● **What the exercise asks**
Write out all the lines again, precisely as they stand, but without the images.

● **Given records**

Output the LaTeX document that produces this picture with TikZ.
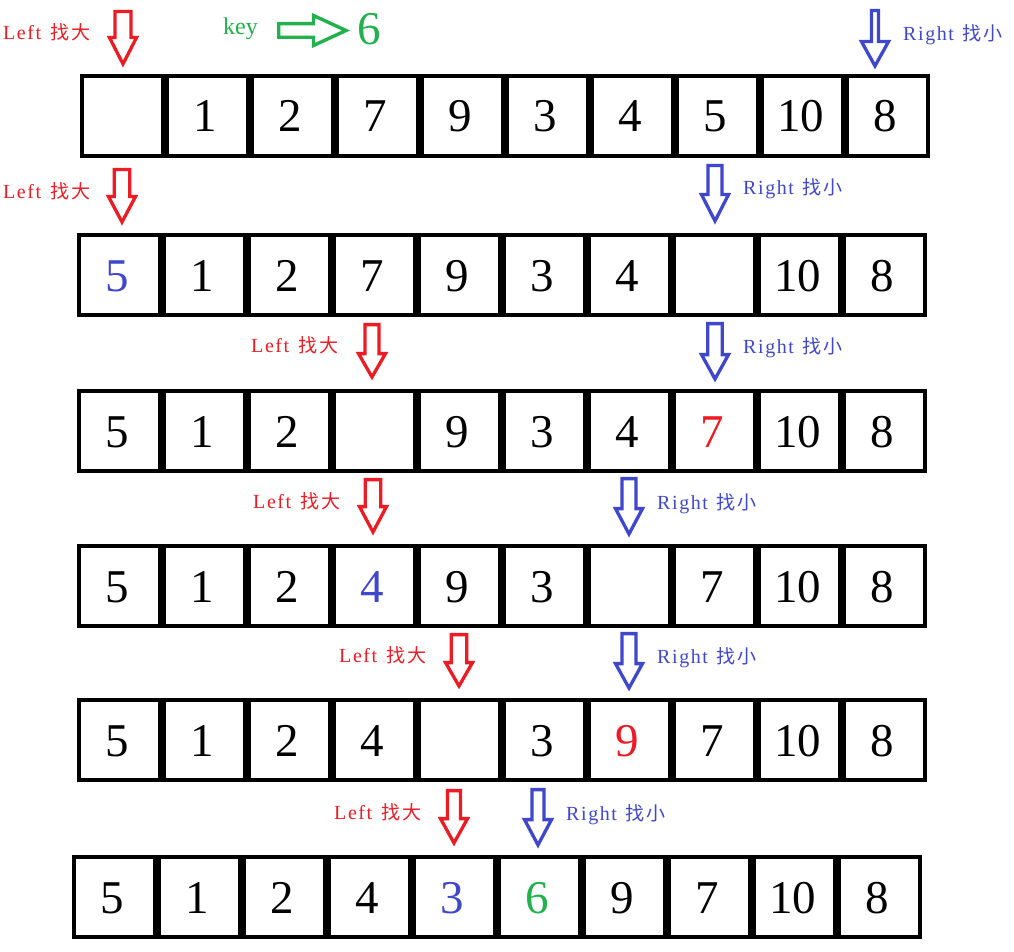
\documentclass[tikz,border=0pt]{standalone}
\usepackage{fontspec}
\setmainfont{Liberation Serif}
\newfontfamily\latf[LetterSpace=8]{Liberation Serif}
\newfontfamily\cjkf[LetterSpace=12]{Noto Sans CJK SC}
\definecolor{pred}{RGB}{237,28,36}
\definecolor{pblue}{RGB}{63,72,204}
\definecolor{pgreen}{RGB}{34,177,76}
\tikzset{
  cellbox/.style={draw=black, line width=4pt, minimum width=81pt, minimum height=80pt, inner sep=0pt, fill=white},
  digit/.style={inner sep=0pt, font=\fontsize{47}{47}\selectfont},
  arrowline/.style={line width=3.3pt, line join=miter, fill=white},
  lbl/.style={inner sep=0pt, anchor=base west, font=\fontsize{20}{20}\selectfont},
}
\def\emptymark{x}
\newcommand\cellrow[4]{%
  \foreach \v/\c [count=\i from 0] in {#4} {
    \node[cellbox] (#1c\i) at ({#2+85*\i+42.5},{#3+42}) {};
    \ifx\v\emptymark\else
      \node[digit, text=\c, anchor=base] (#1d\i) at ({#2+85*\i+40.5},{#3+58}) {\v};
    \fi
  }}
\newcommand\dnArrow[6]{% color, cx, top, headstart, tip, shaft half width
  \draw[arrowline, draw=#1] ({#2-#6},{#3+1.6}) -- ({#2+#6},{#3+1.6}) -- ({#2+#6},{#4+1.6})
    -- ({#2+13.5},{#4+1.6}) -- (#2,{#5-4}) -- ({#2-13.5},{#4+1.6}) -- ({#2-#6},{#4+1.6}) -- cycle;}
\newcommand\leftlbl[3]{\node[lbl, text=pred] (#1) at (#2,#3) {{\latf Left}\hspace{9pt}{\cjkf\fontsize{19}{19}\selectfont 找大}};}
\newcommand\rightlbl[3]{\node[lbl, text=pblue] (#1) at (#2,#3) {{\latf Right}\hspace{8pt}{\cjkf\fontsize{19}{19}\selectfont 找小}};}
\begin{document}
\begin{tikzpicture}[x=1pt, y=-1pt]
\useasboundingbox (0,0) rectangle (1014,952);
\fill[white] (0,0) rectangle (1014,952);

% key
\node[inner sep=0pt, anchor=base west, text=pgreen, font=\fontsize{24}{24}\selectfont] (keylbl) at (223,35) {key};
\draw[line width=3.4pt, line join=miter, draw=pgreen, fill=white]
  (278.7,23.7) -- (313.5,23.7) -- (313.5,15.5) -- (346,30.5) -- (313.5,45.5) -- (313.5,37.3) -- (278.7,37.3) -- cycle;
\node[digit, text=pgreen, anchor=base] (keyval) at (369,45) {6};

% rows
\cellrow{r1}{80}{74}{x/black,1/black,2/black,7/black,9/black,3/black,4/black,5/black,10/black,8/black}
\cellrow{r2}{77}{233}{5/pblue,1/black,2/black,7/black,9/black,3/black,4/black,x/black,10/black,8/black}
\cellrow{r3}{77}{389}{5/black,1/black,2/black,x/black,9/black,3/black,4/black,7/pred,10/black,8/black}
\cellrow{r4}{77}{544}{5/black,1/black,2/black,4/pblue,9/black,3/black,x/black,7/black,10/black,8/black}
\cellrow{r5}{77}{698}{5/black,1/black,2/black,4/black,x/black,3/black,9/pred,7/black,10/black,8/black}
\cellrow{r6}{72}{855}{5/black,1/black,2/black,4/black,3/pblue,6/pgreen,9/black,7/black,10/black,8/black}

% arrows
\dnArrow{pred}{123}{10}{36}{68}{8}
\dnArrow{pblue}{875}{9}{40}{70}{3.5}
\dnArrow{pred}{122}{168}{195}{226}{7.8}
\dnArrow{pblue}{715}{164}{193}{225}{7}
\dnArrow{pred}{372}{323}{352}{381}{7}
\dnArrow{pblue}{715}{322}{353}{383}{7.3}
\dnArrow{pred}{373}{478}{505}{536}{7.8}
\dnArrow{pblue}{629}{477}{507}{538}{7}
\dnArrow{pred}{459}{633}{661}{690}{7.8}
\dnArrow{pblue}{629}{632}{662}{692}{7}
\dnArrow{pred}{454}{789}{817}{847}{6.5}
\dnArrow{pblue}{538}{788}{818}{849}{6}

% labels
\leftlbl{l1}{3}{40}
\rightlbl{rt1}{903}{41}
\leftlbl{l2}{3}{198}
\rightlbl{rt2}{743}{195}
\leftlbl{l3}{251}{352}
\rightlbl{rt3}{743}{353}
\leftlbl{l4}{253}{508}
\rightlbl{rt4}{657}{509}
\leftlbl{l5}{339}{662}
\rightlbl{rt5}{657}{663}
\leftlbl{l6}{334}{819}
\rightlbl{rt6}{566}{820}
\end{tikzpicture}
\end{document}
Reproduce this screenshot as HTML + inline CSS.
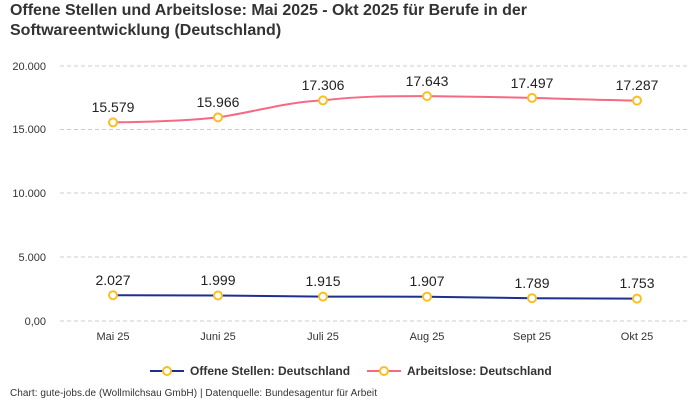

● **Solution to this problem**
Output the LaTeX document that produces this picture with TikZ.
\documentclass[tikz,border=0pt]{standalone}
\usepackage{fontspec}
\setmainfont{Liberation Serif}
\newfontfamily\latf[LetterSpace=8]{Liberation Serif}
\newfontfamily\cjkf[LetterSpace=12]{Noto Sans CJK SC}
\definecolor{pred}{RGB}{237,28,36}
\definecolor{pblue}{RGB}{63,72,204}
\definecolor{pgreen}{RGB}{34,177,76}
\tikzset{
  cellbox/.style={draw=black, line width=4pt, minimum width=81pt, minimum height=80pt, inner sep=0pt, fill=white},
  digit/.style={inner sep=0pt, font=\fontsize{47}{47}\selectfont},
  arrowline/.style={line width=3.3pt, line join=miter, fill=white},
  lbl/.style={inner sep=0pt, anchor=base west, font=\fontsize{20}{20}\selectfont},
}
\def\emptymark{x}
\newcommand\cellrow[4]{%
  \foreach \v/\c [count=\i from 0] in {#4} {
    \node[cellbox] (#1c\i) at ({#2+85*\i+42.5},{#3+42}) {};
    \ifx\v\emptymark\else
      \node[digit, text=\c, anchor=base] (#1d\i) at ({#2+85*\i+40.5},{#3+58}) {\v};
    \fi
  }}
\newcommand\dnArrow[6]{% color, cx, top, headstart, tip, shaft half width
  \draw[arrowline, draw=#1] ({#2-#6},{#3+1.6}) -- ({#2+#6},{#3+1.6}) -- ({#2+#6},{#4+1.6})
    -- ({#2+13.5},{#4+1.6}) -- (#2,{#5-4}) -- ({#2-13.5},{#4+1.6}) -- ({#2-#6},{#4+1.6}) -- cycle;}
\newcommand\leftlbl[3]{\node[lbl, text=pred] (#1) at (#2,#3) {{\latf Left}\hspace{9pt}{\cjkf\fontsize{19}{19}\selectfont 找大}};}
\newcommand\rightlbl[3]{\node[lbl, text=pblue] (#1) at (#2,#3) {{\latf Right}\hspace{8pt}{\cjkf\fontsize{19}{19}\selectfont 找小}};}
\begin{document}
\begin{tikzpicture}[x=1pt, y=-1pt]
\useasboundingbox (0,0) rectangle (1014,952);
\fill[white] (0,0) rectangle (1014,952);

% key
\node[inner sep=0pt, anchor=base west, text=pgreen, font=\fontsize{24}{24}\selectfont] (keylbl) at (223,35) {key};
\draw[line width=3.4pt, line join=miter, draw=pgreen, fill=white]
  (278.7,23.7) -- (313.5,23.7) -- (313.5,15.5) -- (346,30.5) -- (313.5,45.5) -- (313.5,37.3) -- (278.7,37.3) -- cycle;
\node[digit, text=pgreen, anchor=base] (keyval) at (369,45) {6};

% rows
\cellrow{r1}{80}{74}{x/black,1/black,2/black,7/black,9/black,3/black,4/black,5/black,10/black,8/black}
\cellrow{r2}{77}{233}{5/pblue,1/black,2/black,7/black,9/black,3/black,4/black,x/black,10/black,8/black}
\cellrow{r3}{77}{389}{5/black,1/black,2/black,x/black,9/black,3/black,4/black,7/pred,10/black,8/black}
\cellrow{r4}{77}{544}{5/black,1/black,2/black,4/pblue,9/black,3/black,x/black,7/black,10/black,8/black}
\cellrow{r5}{77}{698}{5/black,1/black,2/black,4/black,x/black,3/black,9/pred,7/black,10/black,8/black}
\cellrow{r6}{72}{855}{5/black,1/black,2/black,4/black,3/pblue,6/pgreen,9/black,7/black,10/black,8/black}

% arrows
\dnArrow{pred}{123}{10}{36}{68}{8}
\dnArrow{pblue}{875}{9}{40}{70}{3.5}
\dnArrow{pred}{122}{168}{195}{226}{7.8}
\dnArrow{pblue}{715}{164}{193}{225}{7}
\dnArrow{pred}{372}{323}{352}{381}{7}
\dnArrow{pblue}{715}{322}{353}{383}{7.3}
\dnArrow{pred}{373}{478}{505}{536}{7.8}
\dnArrow{pblue}{629}{477}{507}{538}{7}
\dnArrow{pred}{459}{633}{661}{690}{7.8}
\dnArrow{pblue}{629}{632}{662}{692}{7}
\dnArrow{pred}{454}{789}{817}{847}{6.5}
\dnArrow{pblue}{538}{788}{818}{849}{6}

% labels
\leftlbl{l1}{3}{40}
\rightlbl{rt1}{903}{41}
\leftlbl{l2}{3}{198}
\rightlbl{rt2}{743}{195}
\leftlbl{l3}{251}{352}
\rightlbl{rt3}{743}{353}
\leftlbl{l4}{253}{508}
\rightlbl{rt4}{657}{509}
\leftlbl{l5}{339}{662}
\rightlbl{rt5}{657}{663}
\leftlbl{l6}{334}{819}
\rightlbl{rt6}{566}{820}
\end{tikzpicture}
\end{document}
Reproduce this screenshot as HTML + inline CSS.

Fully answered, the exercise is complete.